If we change the units of a random variable, such as from dollars to cents, the expectation should change in the same way.
\[ \mbox{E}[(X_1+X_2+\dots+X_n) / n]= \mbox{E}[X_1+X_2+\dots+X_n] / n = n\mu/n = \mu \]
The square of the standard error of the sum of independent random variables is the sum of the square of the standard error of each random variable.
This one is easier to understand in math form:
\[ \mbox{SE}[X_1+X_2+\dots+X_n] = \sqrt{\mbox{SE}[X_1]^2 + \mbox{SE}[X_2]^2+\dots+\mbox{SE}[X_n]^2 } \]
The square of the standard error is referred to as the variance in statistical textbooks.
Note that this particular property is not as intuitive as the previous three and more in depth explanations can be found in statistics textbooks.
The standard error of a non-random constant times a random variable is the non-random constant times the random variable’s standard error.
As with the expectation:
\[ \mbox{SE}[aX] = a \times \mbox{SE}[X] \]
\[ \begin{aligned} \mbox{SE}[(X_1+X_2+\dots+X_n) / n] &= \mbox{SE}[X_1+X_2+\dots+X_n]/n \\ &= \sqrt{\mbox{SE}[X_1]^2+\mbox{SE}[X_2]^2+\dots+\mbox{SE}[X_n]^2}/n \\ &= \sqrt{\sigma^2+\sigma^2+\dots+\sigma^2}/n\\ &= \sqrt{n\sigma^2}/n\\ &= \sigma / \sqrt{n} \end{aligned} \]
If \(X\) is a normally distributed random variable, then if \(a\) and \(b\) are non-random constants, \(aX + b\) is also a normally distributed random variable.
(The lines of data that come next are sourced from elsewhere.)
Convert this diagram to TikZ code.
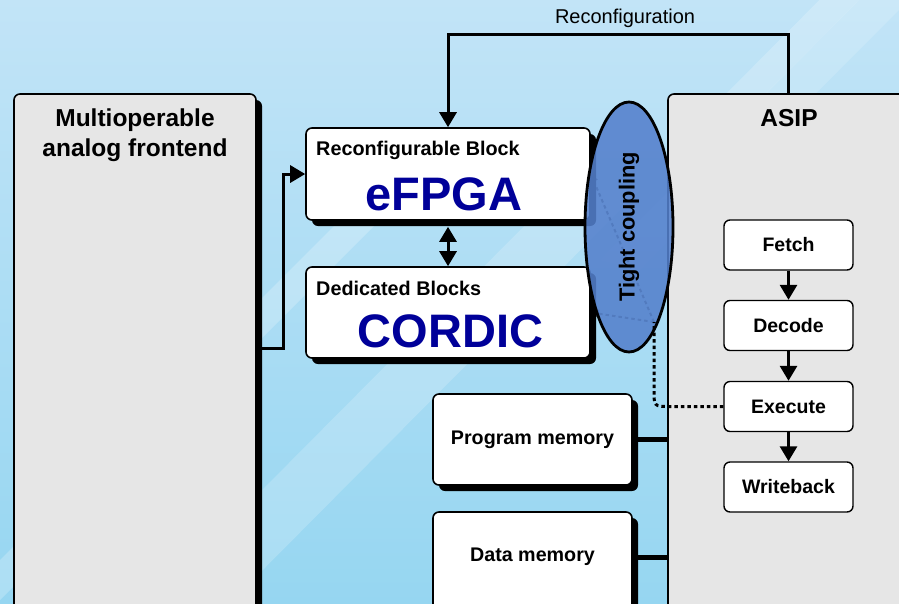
\documentclass[tikz,border=0pt]{standalone}
\usepackage{fontspec}
\setmainfont{Liberation Sans}
\usetikzlibrary{arrows.meta,shapes.geometric,shadows}

\definecolor{bgtop}{RGB}{194,228,247}
\definecolor{bgbot}{RGB}{150,214,241}
\definecolor{panel}{RGB}{230,230,230}
\definecolor{fpgablue}{RGB}{0,0,153}
\definecolor{coupling}{RGB}{84,128,204}

\tikzset{
  block/.style={draw, line width=1.6pt, rounded corners=6pt, fill=white, inner sep=0pt,
    drop shadow={shadow xshift=6pt, shadow yshift=-6pt, fill=black, opacity=1}},
  panelbox/.style={draw, line width=1.6pt, rounded corners=6pt, fill=panel, inner sep=0pt},
  stage/.style={draw, line width=1.4pt, rounded corners=6pt, fill=white,
    minimum width=129pt, minimum height=50pt, font=\fontsize{19.5}{23}\selectfont\bfseries},
  title/.style={font=\fontsize{24.5}{30}\selectfont\bfseries, align=center, inner sep=0pt, anchor=north},
  blocktext/.style={font=\fontsize{19.8}{23}\selectfont\bfseries, inner sep=0pt, anchor=base west},
  bigtext/.style={font=\fontsize{47}{50}\selectfont\bfseries, text=fpgablue, inner sep=0pt, anchor=base},
  memtext/.style={font=\fontsize{19.7}{23}\selectfont\bfseries},
  conn/.style={line width=3pt, -{Triangle[length=15pt,width=17pt]}},
  bus/.style={line width=5pt},
  link/.style={line width=3pt, dash pattern=on 3.5pt off 3pt}
}

\begin{document}
\begin{tikzpicture}[x=1pt,y=-1pt]
\useasboundingbox (0,0) rectangle (899,603);
\clip (0,0) rectangle (899,603);

% background
\shade[top color=bgtop, bottom color=bgbot] (0,0) rectangle (899,603);
\fill[white, opacity=.22] (0,560) -- (430,130) -- (470,130) -- (0,600) -- cycle;
\fill[white, opacity=.18] (150,603) -- (560,190) -- (640,190) -- (230,603) -- cycle;
\fill[white, opacity=.15] (600,260) -- (899,-40) -- (899,10) -- (640,270) -- cycle;
\fill[white, opacity=.2] (700,120) -- (899,-80) -- (899,-40) -- (720,140) -- cycle;

% boxes
\node[panelbox, minimum width=242pt, minimum height=530pt,
  drop shadow={shadow xshift=6pt, shadow yshift=-6pt, fill=black, opacity=1}] (front) at (135,359) {};
\node[panelbox, minimum width=244pt, minimum height=530pt] (asip) at (790,359) {};
\node[block, minimum width=284pt, minimum height=92pt] (efpga) at (448,174) {};
\node[block, minimum width=284pt, minimum height=91pt] (cordic) at (448,312.5) {};
\node[block, minimum width=199pt, minimum height=91pt] (progmem) at (532.5,439.5) {};
\node[block, minimum width=199pt, minimum height=110pt] (datamem) at (532.5,567) {};

% coupling, partly hidden
\coordinate (tc) at (654,322);
\draw[link, line width=2pt, opacity=.6, -{Triangle[length=8pt,width=8pt]}] (tc) -- (efpga.east);
\draw[link, line width=2pt, opacity=.6, -{Triangle[length=8pt,width=8pt]}] (tc) -- (cordic.east);
\node[ellipse, draw, line width=2.8pt, fill=coupling, fill opacity=.88, draw opacity=1,
  minimum width=250pt, minimum height=88pt, rotate=90] (tight) at (629,227) {};
\node[font=\fontsize{21.8}{25}\selectfont\bfseries, rotate=90] (tightlabel) at (tight.center) {Tight coupling};

% texts
\node[title] (fronttitle) at (135,109) {Multioperable\\analog frontend};
\node[title] (asiptitle) at (789,109) {ASIP};
\node[blocktext] (reconfname) at (316,155) {Reconfigurable Block};
\node[bigtext] (efpganame) at (444,210) {eFPGA};
\node[blocktext] (dedname) at (316,295) {Dedicated Blocks};
\node[bigtext] (cordicname) at (450.5,347) {CORDIC};
\node[memtext] (progname) at (progmem.center) {Program memory};
\node[memtext] (dataname) at (532.5,557) {Data memory};

% pipeline
\node[stage] (fetch) at (788.5,245) {Fetch};
\node[stage] (decode) at (788.5,325.5) {Decode};
\node[stage] (execute) at (788.5,406.5) {Execute};
\node[stage] (writeback) at (788.5,487) {Writeback};
\draw[conn] (fetch) -- (decode);
\draw[conn] (decode) -- (execute);
\draw[conn] (execute) -- (writeback);

% connections
\coordinate (split) at (283,348);
\draw[conn] (front.east |- split) -- (split) |- (efpga.west);
\draw[conn, {Triangle[length=15pt,width=17pt]}-{Triangle[length=15pt,width=17pt]}, shorten <=6pt] (efpga.south) -- (cordic.north);
\draw[conn] (asip.north -| fetch.north) -- ++(0,-59)
  -| node[pos=.24, above=2pt, font=\fontsize{20}{23}\selectfont] (reconflabel) {Reconfiguration} (efpga.north);
\draw[bus] (progmem.east) -- (progmem.east -| asip.west);
\draw[bus] (dataname.east -| datamem.east) -- (dataname.east -| asip.west);
\draw[link] (execute.west) -- (670,406.5) .. controls (654,406.5) .. (654,390) -- (tc);

\end{tikzpicture}
\end{document}
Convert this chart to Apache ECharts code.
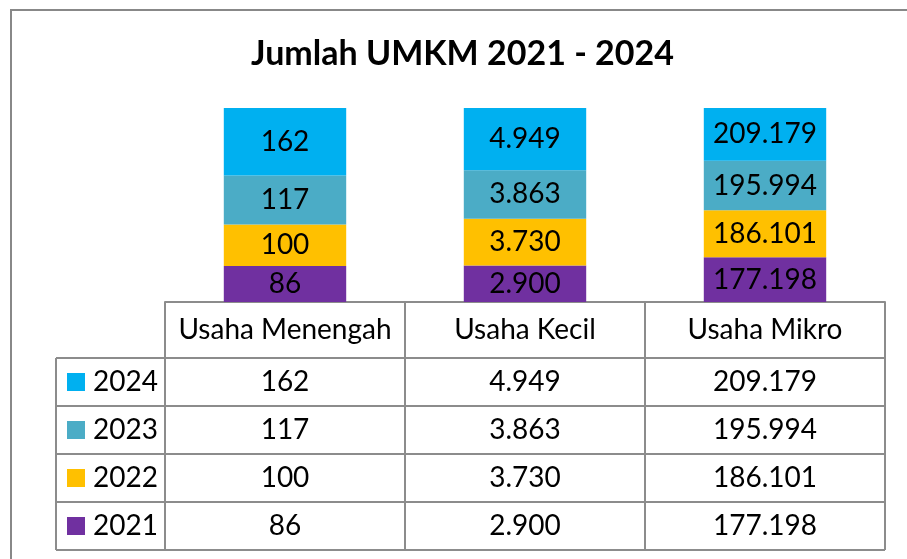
<!DOCTYPE html>
<html>
<head>
<meta charset="utf-8">
<script src="https://cdn.jsdelivr.net/npm/echarts@6/dist/echarts.min.js"></script>
<style>
  html, body { margin: 0; padding: 0; background: #fff; }
  #chart { width: 907px; height: 559px; }
</style>
</head>
<body>
<div id="chart"></div>
<script>
// data
const categories = ['Usaha Menengah', 'Usaha Kecil', 'Usaha Mikro'];
const years = ['2021', '2022', '2023', '2024'];
const y2021 = [86, 2900, 177198];
const y2022 = [100, 3730, 186101];
const y2023 = [117, 3863, 195994];
const y2024 = [162, 4949, 209179];
const colors = ['#7030A0', '#FFC000', '#4BACC6', '#00B0F0'];

const yearValues = [y2021, y2022, y2023, y2024];
const totals = categories.map((c, i) => yearValues.reduce((s, arr) => s + arr[i], 0));

// 1.234 style thousands separator
const fmt = v => String(v).replace(/\B(?=(\d{3})+(?!\d))/g, '.');

const FONT = 'Lato';
const FS = 28;
const LINE = '#8c8c8c';

const chart = echarts.init(document.getElementById('chart'));

const series = years.map((y, k) => ({
  name: y,
  type: 'bar',
  stack: 'total',
  barWidth: '51%',
  data: yearValues[k].map((v, i) => v / totals[i] * 100),
  itemStyle: { color: colors[k] },
  label: {
    show: true,
    position: 'inside',
    color: '#000',
    fontFamily: FONT,
    fontSize: FS,
    formatter: p => fmt(yearValues[k][p.dataIndex])
  }
}));

// table geometry
const tLeft = 56, tCol = 165, tRight = 885;
const colW = (tRight - tCol) / categories.length;
const headTop = 302, rowTop = 358, rowH = 48;
const graphics = [];

// outer chart border
graphics.push({
  type: 'rect', shape: { x: 11, y: 10, width: 910, height: 560 },
  style: { fill: null, stroke: '#888', lineWidth: 2 }, silent: true
});

// table lines
const hl = (x1, x2, y) => graphics.push({ type: 'line', shape: { x1, y1: y, x2, y2: y }, style: { stroke: LINE, lineWidth: 2 } });
const vl = (x, y1, y2) => graphics.push({ type: 'line', shape: { x1: x, y1, x2: x, y2 }, style: { stroke: LINE, lineWidth: 2 } });
const rowsOrder = [3, 2, 1, 0]; // 2024 on top
const tBottom = rowTop + rowH * rowsOrder.length;
for (let r = 0; r <= rowsOrder.length; r++) hl(tLeft, tRight, rowTop + r * rowH);
vl(tLeft, rowTop, tBottom);
for (let c = 0; c <= categories.length; c++) vl(tCol + c * colW, headTop, tBottom);

rowsOrder.forEach((k, r) => {
  const cy = rowTop + r * rowH + rowH / 2;
  graphics.push({ type: 'rect', shape: { x: 67, y: cy - 9, width: 18, height: 18 }, style: { fill: colors[k] } });
  graphics.push({
    type: 'text', x: 93, y: cy,
    style: { text: years[k], fontFamily: FONT, fontSize: FS, fill: '#000', verticalAlign: 'middle' }
  });
  categories.forEach((c, i) => {
    graphics.push({
      type: 'text', x: tCol + colW * i + colW / 2, y: cy,
      style: { text: fmt(yearValues[k][i]), fontFamily: FONT, fontSize: FS, fill: '#000', align: 'center', verticalAlign: 'middle' }
    });
  });
});

const option = {
  animation: false,
  title: {
    text: 'Jumlah UMKM 2021 - 2024',
    left: 246,
    top: 32,
    textStyle: { fontFamily: FONT, fontSize: 34, fontWeight: 'bold', color: '#000' }
  },
  grid: { left: tCol, right: 907 - tRight, top: 108, bottom: 559 - headTop },
  xAxis: {
    type: 'category',
    data: categories,
    axisLine: { show: true, lineStyle: { color: LINE, width: 2 } },
    axisTick: { show: false },
    axisLabel: { interval: 0, color: '#000', fontFamily: FONT, fontSize: FS, margin: 14 }
  },
  yAxis: {
    type: 'value', min: 0, max: 100, show: false,
    splitLine: { show: false }
  },
  series: series,
  graphic: graphics
};

chart.setOption(option);
</script>
</body>
</html>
All we are doing is changing the units of the random variable by multiplying by \(a\), then shifting the center by \(b\).
Note that statistical textbooks use the Greek letters \(\mu\) and \(\sigma\) to denote the expected value and standard error, respectively.
This is because \(\mu\) is the Greek letter for \(m\), the first letter of mean, which is another term used for expected value.
Similarly, \(\sigma\) is the Greek letter for \(s\), the first letter of standard error.
The given equation reveals crucial insights for practical scenarios.
Specifically, it suggests that the standard error can be minimized by increasing the sample size, \(n\), and we can quantify this reduction.
However, this principle holds true only when the variables \(X_1, X_2, \dots, X_n\) are independent.
If they are not, the estimated standard error can be significantly off.
We later introduce the concept of correlation, which quantifies the degree to which variables are interdependent.
If the correlation coefficient among the \(X\) variables is \(\rho\), the standard error of their average is:
\[ \mbox{SE}\left(\bar{X}\right) = \sigma \sqrt{\frac{1 + (n-1) \rho}{n}} \]
The key observation here is that as \(\rho\) approaches its upper limit of 1, the standard error increases.
Notably, in the situation where \(\rho = 1\), the standard error, \(\mbox{SE}(\bar{X})\), equals \(\sigma\), and it becomes unaffected by the sample size \(n\).
An important implication of result 4 above is that the standard error of the average becomes smaller and smaller as \(n\) grows larger.
When \(n\) is very large, then the standard error is practically 0 and the average of the draws converges to the average of the urn.
This is known in statistical textbooks as the law of large numbers or the law of averages.
The law of averages is sometimes misinterpreted.
For example, if you toss a coin 5 times and see a head each time, you might hear someone argue that the next toss is probably a tail because of the law of averages: on average we should see 50% heads and 50% tails.
A similar argument would be to say that red “is due” on the roulette wheel after seeing black come up five times in a row.
Yet these events are independent so the chance of a coin landing heads is 50%, regardless of the previous 5.
The same principle applies to the roulette outcome.
The law of averages applies only when the number of draws is very large and not in small samples.
After a million tosses, you will definitely see about 50% heads regardless of the outcome of the first five tosses.
Another funny misuse of the law of averages is in sports when TV sportscasters predict a player is about to succeed because they have failed a few times in a row.